Si l'architecture est bien conçue, un incident n'impactera pas l'ensemble de la stack. "Il s'agit du principal avantage comparé à une application monolithique qui cédera dans son intégralité en cas de pic de trafic trop important. Avec les microservices, on répartit la charge et on ajuste la puissance machine pour chacun d'eux", reconnaît Aurélien Capdecomme. Et Olivier Mansour d'ajouter : "A chaque microservice pourra être allouées des ressources machines ad hoc ou encore un CDN en fonction des pointes de trafic. Si la charge ne peut être encaissée, certains microservices de moindres importances pourront être désactivés pour permettre à la plateforme de continuer à fonctionner. Dans le cas d'un site média, il pourra s'agir par exemple de désactiver la personnalisation pour permettre au player vidéo retransmettant un grand événement sportif de continuer de fonctionner."

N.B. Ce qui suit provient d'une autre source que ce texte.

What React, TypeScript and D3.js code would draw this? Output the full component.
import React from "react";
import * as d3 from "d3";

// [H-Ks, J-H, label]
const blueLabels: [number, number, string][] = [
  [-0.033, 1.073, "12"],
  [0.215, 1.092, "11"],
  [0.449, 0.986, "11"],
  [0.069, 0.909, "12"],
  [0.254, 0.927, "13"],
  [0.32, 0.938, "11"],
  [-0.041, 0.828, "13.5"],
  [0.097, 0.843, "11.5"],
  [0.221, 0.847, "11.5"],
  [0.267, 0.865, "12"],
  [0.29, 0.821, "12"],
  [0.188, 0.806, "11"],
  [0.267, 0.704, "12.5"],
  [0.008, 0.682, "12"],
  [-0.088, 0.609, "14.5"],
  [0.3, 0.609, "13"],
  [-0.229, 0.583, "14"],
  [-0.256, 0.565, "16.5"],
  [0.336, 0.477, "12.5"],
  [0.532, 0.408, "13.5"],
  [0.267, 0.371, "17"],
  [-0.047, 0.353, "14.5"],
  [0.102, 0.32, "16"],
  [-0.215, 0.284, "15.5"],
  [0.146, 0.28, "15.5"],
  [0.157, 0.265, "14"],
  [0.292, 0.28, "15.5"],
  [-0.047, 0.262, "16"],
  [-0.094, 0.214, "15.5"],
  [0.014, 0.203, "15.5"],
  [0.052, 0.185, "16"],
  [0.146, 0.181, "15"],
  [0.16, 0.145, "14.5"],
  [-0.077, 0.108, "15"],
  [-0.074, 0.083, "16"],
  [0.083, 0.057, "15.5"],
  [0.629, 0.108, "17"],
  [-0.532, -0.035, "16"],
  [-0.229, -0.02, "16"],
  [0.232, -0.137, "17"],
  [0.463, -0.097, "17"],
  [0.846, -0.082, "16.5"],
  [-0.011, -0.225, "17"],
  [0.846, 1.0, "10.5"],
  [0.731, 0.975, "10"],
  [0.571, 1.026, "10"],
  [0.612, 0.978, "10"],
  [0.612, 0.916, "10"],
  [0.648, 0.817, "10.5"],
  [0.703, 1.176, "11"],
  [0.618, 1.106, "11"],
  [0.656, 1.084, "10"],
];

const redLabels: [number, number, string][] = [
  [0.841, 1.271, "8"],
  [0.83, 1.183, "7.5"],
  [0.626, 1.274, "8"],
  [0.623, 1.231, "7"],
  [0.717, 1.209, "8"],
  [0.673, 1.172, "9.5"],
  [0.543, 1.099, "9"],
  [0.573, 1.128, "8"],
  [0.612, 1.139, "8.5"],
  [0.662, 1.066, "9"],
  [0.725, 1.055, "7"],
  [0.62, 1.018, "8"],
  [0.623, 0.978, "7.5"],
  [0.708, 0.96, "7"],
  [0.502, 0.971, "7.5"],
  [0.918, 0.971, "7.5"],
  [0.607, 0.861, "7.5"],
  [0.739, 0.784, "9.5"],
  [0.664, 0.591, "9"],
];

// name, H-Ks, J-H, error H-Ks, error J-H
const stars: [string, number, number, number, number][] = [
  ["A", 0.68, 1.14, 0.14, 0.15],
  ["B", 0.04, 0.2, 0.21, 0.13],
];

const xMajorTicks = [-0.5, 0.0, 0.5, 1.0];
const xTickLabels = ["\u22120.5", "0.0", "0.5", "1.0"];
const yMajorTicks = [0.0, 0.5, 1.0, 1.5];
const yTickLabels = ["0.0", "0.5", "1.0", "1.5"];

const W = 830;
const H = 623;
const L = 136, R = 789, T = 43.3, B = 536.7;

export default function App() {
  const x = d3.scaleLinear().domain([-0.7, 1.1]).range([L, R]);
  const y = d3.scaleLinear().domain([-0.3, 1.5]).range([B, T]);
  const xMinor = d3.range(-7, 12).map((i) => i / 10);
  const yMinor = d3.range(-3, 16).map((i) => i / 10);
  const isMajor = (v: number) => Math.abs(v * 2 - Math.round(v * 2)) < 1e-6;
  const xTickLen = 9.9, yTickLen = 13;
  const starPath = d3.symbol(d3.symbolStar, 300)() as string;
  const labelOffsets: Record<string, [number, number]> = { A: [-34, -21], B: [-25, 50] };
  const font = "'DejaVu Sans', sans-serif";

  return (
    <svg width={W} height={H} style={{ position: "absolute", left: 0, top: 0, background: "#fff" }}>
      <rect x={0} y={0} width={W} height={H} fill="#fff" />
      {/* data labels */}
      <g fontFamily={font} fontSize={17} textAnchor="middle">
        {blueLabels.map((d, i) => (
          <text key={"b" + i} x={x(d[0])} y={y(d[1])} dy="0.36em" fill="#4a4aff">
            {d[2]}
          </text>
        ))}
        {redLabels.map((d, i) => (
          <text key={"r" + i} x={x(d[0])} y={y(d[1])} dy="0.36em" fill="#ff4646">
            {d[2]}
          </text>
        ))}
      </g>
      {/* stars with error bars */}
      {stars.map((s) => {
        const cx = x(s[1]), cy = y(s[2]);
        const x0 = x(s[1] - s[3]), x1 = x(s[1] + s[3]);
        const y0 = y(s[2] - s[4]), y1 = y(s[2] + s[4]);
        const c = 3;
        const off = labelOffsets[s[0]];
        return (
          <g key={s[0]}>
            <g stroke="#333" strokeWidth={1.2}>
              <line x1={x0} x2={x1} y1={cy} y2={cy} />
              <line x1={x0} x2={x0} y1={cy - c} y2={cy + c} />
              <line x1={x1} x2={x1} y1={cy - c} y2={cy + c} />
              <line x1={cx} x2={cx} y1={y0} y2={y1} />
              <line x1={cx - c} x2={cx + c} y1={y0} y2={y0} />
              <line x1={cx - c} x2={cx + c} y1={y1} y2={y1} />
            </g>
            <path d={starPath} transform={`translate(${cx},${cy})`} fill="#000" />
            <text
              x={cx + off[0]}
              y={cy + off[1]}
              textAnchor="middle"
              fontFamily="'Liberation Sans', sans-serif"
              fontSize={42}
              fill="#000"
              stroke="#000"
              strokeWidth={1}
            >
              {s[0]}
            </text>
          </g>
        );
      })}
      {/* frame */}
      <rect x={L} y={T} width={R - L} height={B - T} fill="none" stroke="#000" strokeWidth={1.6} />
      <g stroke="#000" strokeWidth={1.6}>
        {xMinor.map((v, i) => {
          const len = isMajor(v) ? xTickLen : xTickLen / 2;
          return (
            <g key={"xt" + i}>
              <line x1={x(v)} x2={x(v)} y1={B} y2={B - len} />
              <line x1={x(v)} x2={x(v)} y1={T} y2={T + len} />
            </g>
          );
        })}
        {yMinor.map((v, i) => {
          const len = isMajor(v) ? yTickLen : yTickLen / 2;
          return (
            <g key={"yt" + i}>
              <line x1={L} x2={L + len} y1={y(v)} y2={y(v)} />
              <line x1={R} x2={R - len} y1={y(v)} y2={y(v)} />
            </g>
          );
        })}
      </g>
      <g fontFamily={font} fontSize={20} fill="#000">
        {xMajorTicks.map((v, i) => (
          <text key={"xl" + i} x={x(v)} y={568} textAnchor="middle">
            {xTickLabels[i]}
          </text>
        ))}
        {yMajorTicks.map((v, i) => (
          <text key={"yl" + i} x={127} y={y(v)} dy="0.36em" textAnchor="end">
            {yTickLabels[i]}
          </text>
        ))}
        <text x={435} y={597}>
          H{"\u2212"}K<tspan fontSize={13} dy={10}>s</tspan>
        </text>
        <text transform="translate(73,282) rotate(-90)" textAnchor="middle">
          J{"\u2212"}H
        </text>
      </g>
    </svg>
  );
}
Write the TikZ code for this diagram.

7. A chaque domaine applicatif sa base de données

Au sein d'une architecture en microservices, une structure de données devra être en principe allouée à chaque domaine applicatif. "On aboutira à un grand nombre d'instances de base de données. Ce qui provoquera des problématiques nouvelles, notamment en termes de rationalisation de l'exploitation des coûts", complète Olivier Mansour. "Mais ce patern permettra par exemple à un service de géolocalisation de fonctionner en toute autonomie."

8. Etre cohérent en termes de technologies

Deux microservice développés dans des langages différents pourront tout à fait dialoguer ensemble. "Au sein de 20 minutes, nous préférons néanmoins programmer l'ensemble de nos fonctions dans un langage unique, à savoir NodeJS. Ce qui permet de rationaliser les équipes en termes de formation et de recrutement, mais aussi d'appliquer les mêmes standards et librairies de sécurité, les mêmes règles et les mêmes normes de codage", note Aurélien Capdecomme.

A chaque appel de microservices, il est recommandé de réaliser des contrôles. "A chaque étape, il faudra vérifier que le service qui interroge le suivant a bien l'autorisation de le faire", insiste pour finir Aurélien Capdecomme.